Principles

Concepts and principles for developing community sustained agriculture originated in the 1960s in Japan and became known as Teikei, which means “cooperation, partnership, seeing the farmer’s face on the food.” In the 1970s in Germany and Switzerland other groups of farmers and consumers began working together as partners to found and operate farms. When originally introduced to the United States, this idea was called Community Supported Agriculture (CSA). In 1986 it took root at Indian Line Farm in Massachusetts and Temple Wilton Community Farm in New Hampshire. We followed by starting one of the first CSAs on the West Coast in 1988. Since the introduction of CSAs in the 1980s, approximately fifteen hundred to two thousand CSA farms have been developed nationwide.

The original excitement about the CSA concept (particularly on the East Coast) was the result of introducing new, successful, and alternate social and economic approaches to an agricultural landscape that was increasingly witnessing the demise of local, independent, owner-operated farming, as is still the case today. As CSA became an acronym of hope for hard pressed independent farmers, sometimes the original social and economic principles got left behind as other business manifestations adopted the term. CSA often became simply another marketing mechanism along with retail, wholesale, and farmer’s market.

Today in California we see examples at both ends of this spectrum. “The Generic Box” is on one end, where the “farmer” doesn’t actually grow anything or have a farm but buys produce in bulk and delivers it to “members” who have no particular commitment, buying one week but maybe not the ne xt. At the other end, is the CSA farm as it was originally conceived–a farm that grows all the food distributed, meets the annual operating budget through the membership, invites the community to participate in farm visits and work, and creates an awareness of commitment and relationship. We like to call this Community Sustained Agriculture to distinguish it from the variety of other models.

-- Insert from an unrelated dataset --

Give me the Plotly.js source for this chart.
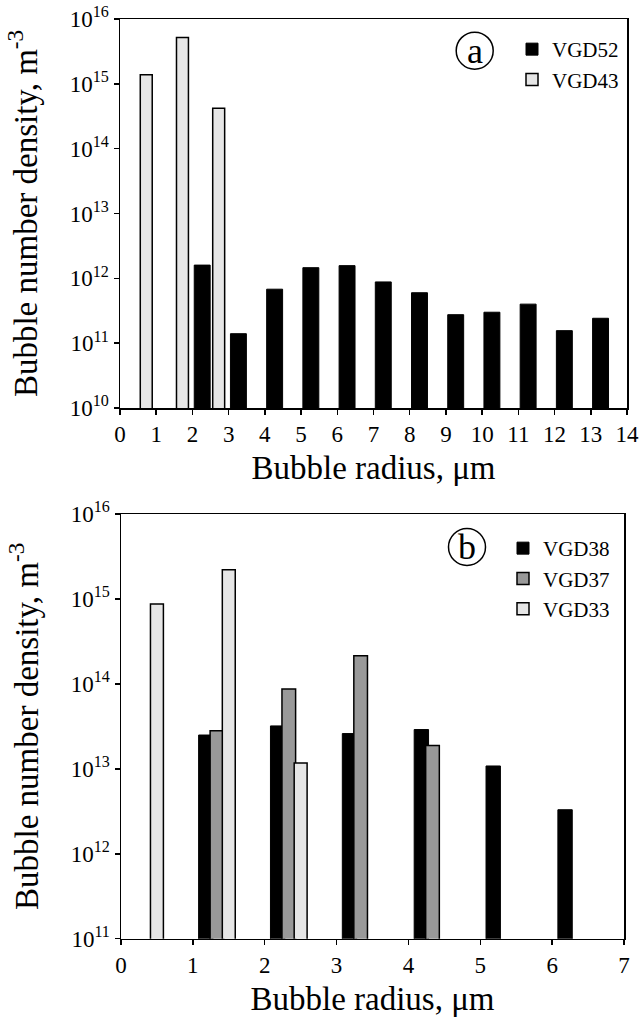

We believe that a community-based (rather than market-based) farm has the greatest potential to create a new, more conscious awareness of our food/economic system and is the key to the future. To provide the basis for a truly sustainable and viable agriculture we have to change the bottom line from individual to community interest. For Live Power Community Farm, CSA is not about another way of marketing, it is about sustaining our farms through the power of relationship and community and transforming our economic life so that it brings compassion, support, and neighborhood into our lives.